首先我们需要弄清楚docker的独立IP之意义-----跨宿主机容器之间的组网。通常,容器之间如果在同一个宿主机,那么,容器之间的通信是没有什么问题的,但如果是不同的宿主机的容器,那么通信是非常困难的。
那么,这不得不提到docker的四种网络模式。Docker有以下4种网络模式:
a,host模式
众所周知,Docker使用了Linux的Namespaces技术来进行资源隔离,如PID Namespace隔离进程,Mount Namespace隔离文件系统,Network Namespace隔离网络等。一个Network Namespace提供了一份独立的网络环境,包括网卡、路由、Iptable规则等都与其他的Network Namespace隔离。一个Docker容器一般会分配一个独立的Network Namespace。但如果启动容器的时候使用host模式,那么这个容器将不会获得一个独立的Network Namespace,而是和宿主机共用一个Network Namespace。容器将不会虚拟出自己的网卡,配置自己的IP等,而是使用宿主机的IP和端口。
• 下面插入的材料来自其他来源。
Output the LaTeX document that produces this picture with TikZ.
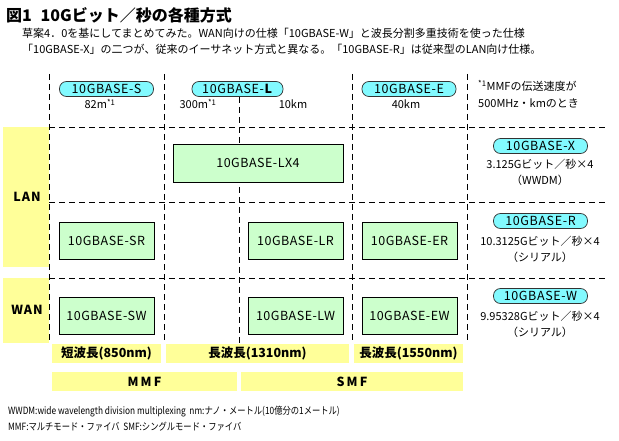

因此,一个宿主机只能启动一个镜像的一个容器,并且启动容器的时候不需要暴露端口,也就是不需要-p 选项了。如果通过一个相同的镜像启动bridge模式的容器将不会成功。如下所示:
[root@centos7 ~]# docker run -itd -e MYSQL_ROOT_PASSWORD=123456 --name mysql --net=host hub.c.163.com/library/mysql
c27aa617a54ca517db4c5b209bea0e99d367b9499daeb3ce130d742db8ce4c00
[root@centos7 ~]# docker run -itd -p 3306:3306 -e MYSQL_ROOT_PASSWORD=123456 --name mysql1 hub.c.163.com/library/mysql
2460ac141e8c38e4991fbdc6cf00fb39a190bdefc5b944c06b241aa1ece0f768
docker: Error response from daemon: driver failed programming external connectivity on endpoint mysql1 (b43b91b680f0311b937ed65d4bd65976fa79794b3d3c5a939f9bbe4ba33c9875): Error starting userland proxy: listen tcp 0.0.0.0:3306: bind: address already in use.
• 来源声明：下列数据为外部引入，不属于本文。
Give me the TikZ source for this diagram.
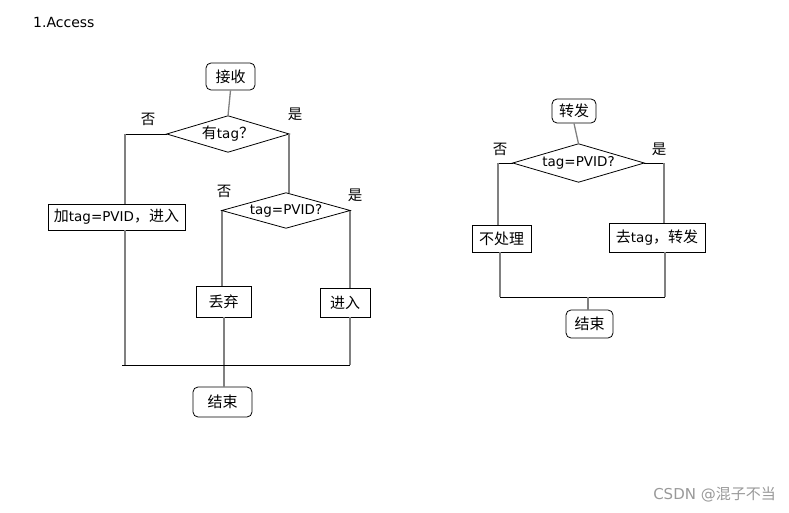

当然,你有别的不一样端口的镜像,是可以启动的。我想,可以这么说host,它是一个独占模式,毕竟宿主机端口就那么一个独一无二的。
b,container模式,
这个模式指定新创建的容器和已经存在的一个容器共享一个Network Namespace,而不是和宿主机共享。新创建的容器不会创建自己的网卡,配置自己的IP,而是和一个指定的容器共享IP、端口范围等。同样,两个容器除了网络方面,其他的如文件系统、进程列表等还是隔离的。两个容器的进程可以通过lo网卡设备通信。
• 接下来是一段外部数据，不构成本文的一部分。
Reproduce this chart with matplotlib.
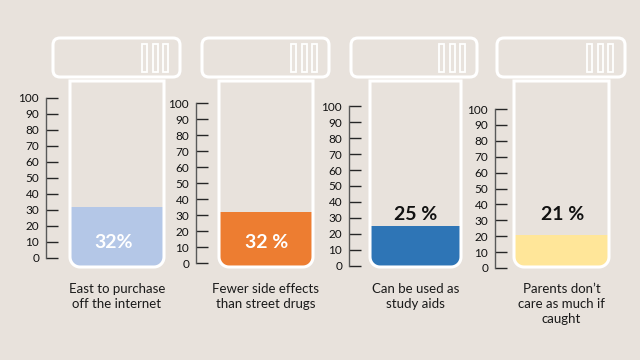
import numpy as np
import matplotlib
matplotlib.use("Agg")
import matplotlib.pyplot as plt
from matplotlib.path import Path
from matplotlib.patches import PathPatch, FancyBboxPatch, Rectangle

# --- data ---
categories = [
    "East to purchase\noff the internet",
    "Fewer side effects\nthan street drugs",
    "Can be used as\nstudy aids",
    "Parents don\u2019t\ncare as much if\ncaught",
]
values = [32, 32, 25, 21]
value_labels = ["32%", "32 %", "25 %", "21 %"]
fill_colors = ["#B4C7E7", "#ED7D31", "#2E75B6", "#FFE699"]
label_colors = ["white", "white", "#111111", "#111111"]
scale_ticks = list(range(0, 101, 10))

# --- layout (pixels, y from top) ---
W, H = 640, 360
BG = "#E8E2DC"
spine_x = [46, 196, 349, 495]
y100 = [98, 103, 106, 109]
y0 = [258, 263, 266, 268]
tube_left = [70, 219, 370, 514]
tube_right = [164, 313, 461, 609]
tube_top, tube_bot, tube_r = 81, 267, 10
cap_left = [53, 202, 351, 497]
cap_right = [180, 329, 477, 625]
cap_top, cap_bot = 38, 77
pct_pos = [(114, 243), (267, 243), (416, 214), (563, 214)]

plt.rcParams["font.family"] = ["Lato", "DejaVu Sans"]

fig = plt.figure(figsize=(W / 100, H / 100), dpi=100)
fig.patch.set_facecolor(BG)

# overlay axes in pixel units for the vial drawings and texts
bg = fig.add_axes([0, 0, 1, 1], zorder=2)
bg.set_xlim(0, W)
bg.set_ylim(H, 0)
bg.set_facecolor("none")
bg.axis("off")


def tube_path(x0, x1, top, bot, r):
    t = np.linspace(0, np.pi / 2, 12)
    left_arc = np.column_stack([x0 + r - r * np.cos(t), bot - r + r * np.sin(t)])
    right_arc = np.column_stack([x1 - r + r * np.sin(t), bot - r + r * np.cos(t)])
    verts = np.vstack([[x0, top], left_arc, right_arc, [x1, top], [x0, top]])
    codes = [Path.MOVETO] + [Path.LINETO] * (len(verts) - 2) + [Path.CLOSEPOLY]
    return Path(verts, codes)


for i in range(len(values)):
    # tube outline
    tube = PathPatch(tube_path(tube_left[i], tube_right[i], tube_top, tube_bot, tube_r),
                     facecolor="none", edgecolor="white", lw=2.2)
    bg.add_patch(tube)

    # cap
    bg.add_patch(FancyBboxPatch((cap_left[i], cap_top), cap_right[i] - cap_left[i],
                                cap_bot - cap_top, boxstyle="round,pad=0,rounding_size=7",
                                facecolor="none", edgecolor="white", lw=2.2))
    for k in range(3):
        sx = cap_right[i] - 17 - k * 10.5
        bg.add_patch(Rectangle((sx, cap_top + 6), 5, cap_bot - cap_top - 11,
                               facecolor="none", edgecolor="white", lw=1.3))

    # scale axes for this vial
    width_px = tube_right[i] + 4 - spine_x[i]
    ax = fig.add_axes([spine_x[i] / W, (H - y0[i]) / H, width_px / W, (y0[i] - y100[i]) / H],
                      zorder=1)
    ax.set_facecolor("none")
    ax.set_xlim(spine_x[i], spine_x[i] + width_px)
    ax.set_ylim(0, 100)
    for s in ["top", "right", "bottom"]:
        ax.spines[s].set_visible(False)
    ax.spines["left"].set_color("#595959")
    ax.spines["left"].set_linewidth(1.0)
    ax.set_xticks([])
    ax.set_yticks(scale_ticks)
    ax.tick_params(axis="y", direction="in", length=8.5, width=1.0, color="#262626",
                   labelsize=8.5, labelcolor="#111111", pad=5)

    # liquid level, clipped to the vial shape
    cx = (tube_left[i] + tube_right[i]) / 2
    bars = ax.bar(cx, values[i] + 20, bottom=-20, width=tube_right[i] - tube_left[i] + 2,
                  color=fill_colors[i], edgecolor="none")
    for b in bars:
        b.set_clip_path(tube)
        b.set_clip_box(None)

    # value label
    bg.text(pct_pos[i][0], pct_pos[i][1], value_labels[i], ha="center", va="center",
            fontsize=14, fontweight="bold", color=label_colors[i])

    # category label
    bg.text(cx, 283, categories[i], ha="center", va="top", fontsize=9.5,
            color="#1a1a1a", linespacing=1.3)

fig.savefig("out.png", dpi=100, facecolor=BG)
也就是说,使用这个模式必须有父容器已经启动,然后子容器继承父容器的IP和端口,当然,我更倾向于认为这个是继承模式。
c,none模式
无网络模式,这种模式所启动的容器将没有IP,路由,dns,但端口是暴露的,这个模式将是pipework等等更高阶的网络配置前提。
d,bridge模式
常用的也是默认的模式是bridge模式,因此,在我们日常的使用以及管理docker容器时这一模式通常不需要指定,都默认啦。此模式会为每一个容器分配Network Namespace、设置IP等,并将一个主机上的Docker容器连接到一个虚拟网桥上。这一模式是容器网络VLAN的基础。但,这不在本文的讨论范围内。
下面大略的分析一下pipework的源码,源码内容如下:
#!/bin/sh
# This code should (try to) follow Google's Shell Style Guide
# (https://google.github.io/styleguide/shell.xml)
set -e
case "$1" in
--wait)
WAIT=1
;;
--direct-phys)
DIRECT_PHYS=1
shift
;;
esac
IFNAME=$1
# default value set further down if not set here
CONTAINER_IFNAME=
if [ "$2" = "-i" ]; then
CONTAINER_IFNAME=$3
shift 2
fi
if [ "$2" = "-l" ]; then
LOCAL_IFNAME=$3
shift 2
fi
#inet or inet6
FAMILY_FLAG="-4"
if [ "$2" = "-a" ]; then
FAMILY_FLAG="-$3"
shift 2
fi
GUESTNAME=$2
IPADDR=$3
MACADDR=$4
case "$MACADDR" in
*@*)
VLAN="${MACADDR#*@}"
VLAN="${VLAN%%@*}"
MACADDR="${MACADDR%%@*}"
;;
*)
VLAN=
;;
esac
# did they ask to generate a custom MACADDR?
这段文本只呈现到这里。